The asymmetry at late times $A(t>5\mu$s) measured in Ni(HF${}_{\text{2}}$)(pyz)${}_{\text{2}}$PF${}_{\text{6}}$ along with a fit to Eq. (24). Overlaid are regions corresponding to the range of values found by fitting the frequency of oscillations as a function of temperature with Eq. (4) ($5.5\mathrm{K}\le T_{\mathrm{N}}\le 6.2\mathrm{K}$), and the value of the $\lambda$-like anomaly in specific-heat capacity (SHC) measurements with a representative error of $0.1\mathrm{K}$ ($6.1\mathrm{K}\le T_{\mathrm{N}}\le 6.3\mathrm{K}$).
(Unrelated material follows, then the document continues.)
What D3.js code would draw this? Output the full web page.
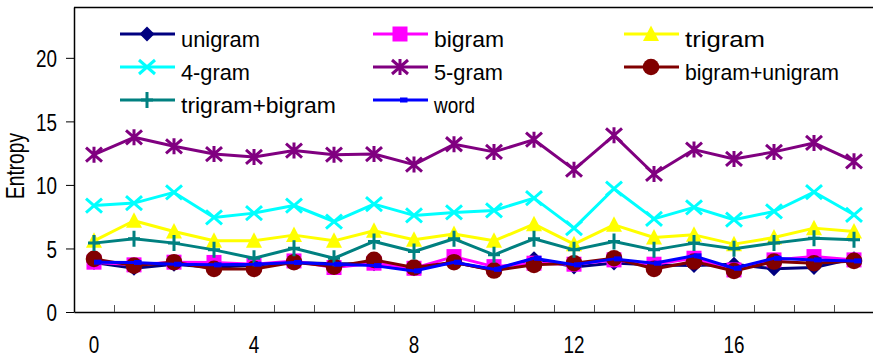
<!DOCTYPE html>
<html><head><meta charset="utf-8">
<script src="https://cdn.jsdelivr.net/npm/d3@7"></script>
<style>
html,body{margin:0;padding:0;background:#fff;}
svg{display:block;font-family:"Liberation Sans",Arial,sans-serif;}
</style></head>
<body><svg id="c" width="873" height="358"></svg>
<script>
const categories = d3.range(20);
const xTickLabels = [0, 4, 8, 12, 16];
const yTickValues = [0, 5, 10, 15, 20];

const unigram = [3.9, 3.45, 3.75, 3.5, 3.7, 3.9, 3.8, 3.8, 3.4, 3.9, 3.3, 4.2, 3.55, 3.85, 3.7, 3.65, 3.75, 3.4, 3.5, 4.2];
const bigram = [3.92, 3.71, 3.92, 3.9, 3.75, 4.02, 3.5, 3.84, 3.44, 4.36, 3.57, 3.84, 3.76, 4.1, 3.76, 4.23, 3.31, 4.1, 4.36, 4.1];
const trigram = [5.6, 7.18, 6.33, 5.6, 5.6, 6.05, 5.6, 6.39, 5.68, 6.13, 5.6, 6.91, 5.34, 6.86, 5.86, 6.07, 5.34, 5.86, 6.6, 6.33];
const fourgram = [8.38, 8.57, 9.41, 7.44, 7.78, 8.38, 7.12, 8.49, 7.6, 7.83, 7.99, 8.96, 6.6, 9.7, 7.33, 8.23, 7.26, 7.91, 9.44, 7.65];
const fivegram = [12.38, 13.75, 13.04, 12.43, 12.2, 12.7, 12.38, 12.43, 11.6, 13.2, 12.6, 13.56, 11.2, 13.9, 10.86, 12.78, 12.04, 12.6, 13.3, 11.86];
const bigramUnigram = [4.18, 3.65, 3.92, 3.39, 3.39, 3.92, 3.57, 4.1, 3.5, 3.92, 3.26, 3.71, 3.84, 4.23, 3.39, 3.97, 3.23, 3.97, 3.84, 4.02];
const trigramBigram = [5.42, 5.76, 5.42, 4.89, 4.23, 5.02, 4.23, 5.55, 4.76, 5.76, 4.5, 5.76, 4.89, 5.55, 4.89, 5.42, 4.97, 5.42, 5.81, 5.68];
const word = [3.92, 3.9, 3.76, 3.71, 3.76, 3.9, 3.76, 3.65, 3.23, 3.92, 3.36, 4.23, 3.71, 4.18, 3.84, 4.42, 3.44, 4.23, 4.1, 4.02];

const seriesNames = ["unigram", "bigram", "trigram", "4-gram", "5-gram", "bigram+unigram", "trigram+bigram", "word"];
const seriesValues = [unigram, bigram, trigram, fourgram, fivegram, bigramUnigram, trigramBigram, word];
const seriesColors = ["#000080", "#FF00FF", "#FFFF00", "#00FFFF", "#800080", "#800000", "#008080", "#0000FF"];
const seriesMarkers = ["diamond", "square", "triangle", "x", "asterisk", "circle", "plus", "dash"];

const FONT = '"Liberation Sans",Arial,sans-serif';
const svg = d3.select("#c");
const L = 74, R = 874, T = 7, B = 312;
const x = d3.scaleBand().domain(categories).range([L, R]).padding(0);
const xb = d3.scaleLinear().domain([0, 20]).range([L, R]);
const y = d3.scaleLinear().domain([0, 24]).range([B, T]);
const cx = i => x(i) + x.bandwidth() / 2;

// frame top
svg.append("line").attr("x1", L).attr("x2", R).attr("y1", T + 0.5).attr("y2", T + 0.5)
  .attr("stroke", "#000").attr("stroke-width", 1.5);

const digitW = 10.5;
// y axis
const ya = svg.append("g").attr("transform", `translate(${L},0)`)
  .call(d3.axisLeft(y).tickValues(yTickValues).tickSize(8).tickPadding(9).tickSizeOuter(0));
ya.attr("font-size", null).attr("font-family", null);
ya.select(".domain").attr("stroke-width", 1.5);
ya.selectAll("text").style("font-size", "24px").style("font-family", FONT).attr("fill", "#000").attr("dy", "0.36em")
  .attr("textLength", d => String(d).length * digitW).attr("lengthAdjust", "spacingAndGlyphs");

// x axis (inner ticks at band boundaries)
const xa = svg.append("g").attr("transform", `translate(0,${B})`)
  .call(d3.axisTop(xb).tickValues(d3.range(1, 20)).tickSize(7).tickFormat("").tickSizeOuter(0));
xa.select(".domain").attr("stroke-width", 1.5);
xa.selectAll(".tick line").attr("stroke", "#555");
const xl = svg.append("g").attr("transform", `translate(0,${B})`)
  .call(d3.axisBottom(x).tickValues(xTickLabels).tickSize(0).tickPadding(0));
xl.attr("font-size", null).attr("font-family", null);
xl.select(".domain").remove();
xl.selectAll("text").style("font-size", "23px").style("font-family", FONT).attr("fill", "#000")
  .attr("y", 41).attr("dy", null)
  .attr("textLength", d => String(d).length * digitW).attr("lengthAdjust", "spacingAndGlyphs");

// y label
svg.append("text").attr("transform", "translate(24,166) rotate(-90)")
  .attr("text-anchor", "middle").style("font-size", "26px").style("font-family", FONT)
  .attr("textLength", 66).attr("lengthAdjust", "spacingAndGlyphs")
  .text("Entropy");

function drawMarker(g, type, px, py, color) {
  const s = 7.5;
  if (type === "diamond") {
    g.append("path").attr("d", `M${px},${py - s}L${px + s},${py}L${px},${py + s}L${px - s},${py}Z`).attr("fill", color);
  } else if (type === "square") {
    g.append("rect").attr("x", px - 7.5).attr("y", py - 7.5).attr("width", 15).attr("height", 15).attr("fill", color);
  } else if (type === "triangle") {
    g.append("path").attr("d", `M${px},${py - 8.5}L${px + 8},${py + 7}L${px - 8},${py + 7}Z`).attr("fill", color);
  } else if (type === "x") {
    g.append("path").attr("d", `M${px - 8},${py - 7}L${px + 8},${py + 7}M${px - 8},${py + 7}L${px + 8},${py - 7}`)
      .attr("stroke", color).attr("stroke-width", 3).attr("fill", "none");
  } else if (type === "asterisk") {
    g.append("path").attr("d", `M${px - 8},${py - 7}L${px + 8},${py + 7}M${px - 8},${py + 7}L${px + 8},${py - 7}M${px},${py - 8}L${px},${py + 8}`)
      .attr("stroke", color).attr("stroke-width", 3).attr("fill", "none");
  } else if (type === "circle") {
    g.append("circle").attr("cx", px).attr("cy", py).attr("r", 8.3).attr("fill", color);
  } else if (type === "plus") {
    g.append("path").attr("d", `M${px - 6},${py}L${px + 6},${py}M${px},${py - 8}L${px},${py + 8}`)
      .attr("stroke", color).attr("stroke-width", 3).attr("fill", "none");
  } else if (type === "dash") {
    g.append("rect").attr("x", px).attr("y", py - 2.5).attr("width", 7.5).attr("height", 5).attr("fill", color);
  }
}

const line = d3.line().x((d, i) => cx(i)).y(d => y(d));
seriesValues.forEach((vals, k) => {
  const g = svg.append("g");
  g.append("path").datum(vals).attr("d", line).attr("fill", "none")
    .attr("stroke", seriesColors[k]).attr("stroke-width", 3).attr("stroke-linejoin", "round");
  vals.forEach((v, i) => drawMarker(g, seriesMarkers[k], cx(i), y(v), seriesColors[k]));
});

// legend
const legCols = [120, 373, 624];
const legLineY = [34, 67, 100];
const legTextY = [47, 80, 113];
const legWidths = [79, 70, 80, 69, 69, 154, 155, 41];
seriesNames.forEach((name, k) => {
  const col = k % 3, row = Math.floor(k / 3);
  const g = svg.append("g");
  const x0 = legCols[col];
  g.append("line").attr("x1", x0).attr("x2", x0 + 55).attr("y1", legLineY[row]).attr("y2", legLineY[row])
    .attr("stroke", seriesColors[k]).attr("stroke-width", 3);
  drawMarker(g, seriesMarkers[k], x0 + 27, legLineY[row], seriesColors[k]);
  g.append("text").attr("x", x0 + 61).attr("y", legTextY[row]).style("font-size", "22px").style("font-family", FONT)
    .attr("textLength", legWidths[k]).attr("lengthAdjust", "spacingAndGlyphs").text(name);
});
</script></body></html>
The darker area represents the overlap between these regions.

Figure 20

Quantification of the two-dimensionality of the materials in this paper and comparison with other notable 2DSLQHA systems. Filled circles show materials investigated in this paper; open circles show other molecular materials; and filled triangles show inorganic systems. The low dimensionality is parametrized first with the directly experimental ratio $T_{\mathrm{N}}/J$, and then with predictions from quantum Monte Carlo simulations for both the exchange anisotropy, $J_{\perp }/J$ [Eq. (6)], and the correlation length of an ideal 2D Heisenberg antiferromagnet with the measured $J$ at a temperature $T_{\mathrm{N}}$ [Eq. (7)]. The graying-out of the axis for $J_{\perp }/J$ indicates where Eq. (6) is extrapolated beyond the range for which it was originally derived (Ref. 27). Values of $T_{\mathrm{N}}/J$ for the other materials were evaluated from Refs. 50, 51, 52.

Figure 21

Critical exponent $\beta$, as commonly extracted from Eq. (4), plotted against the experimental ratio $k_{\mathrm{B}}{T}_{\mathrm{N}}/J$, indicative of exchange anisotropy. Bright filled circles indicate [Cu(HF${}_{\text{2}}$)(pyz)${}_{\text{2}}$]$X$ materials examined in Sec. 3, while darker circles indicate other materials studied in this work: [Cu(pyz)${}_{\text{2}}$(pyo)${}_{\text{2}}$]BF${}_{\text{4}}$ (Sec. 4); [Cu(pyo)${}_{\text{6}}$](BF${}_{\text{4}}$)${}_{\text{2}}$ (Sec. 5); Ag(pyz)${}_{\text{2}}$(S${}_{\text{2}}$O${}_{\text{8}}$) (Sec. 6). Open circles indicate other molecular materials: CuF${}_{\text{2}}$(H${}_{\text{2}}$O)${}_{\text{2}}$(pyz) (Ref. 54); [Cu(pyz)${}_{\text{2}}$](ClO${}_{\text{4}}$)${}_{\text{2}}$ (Ref. 8).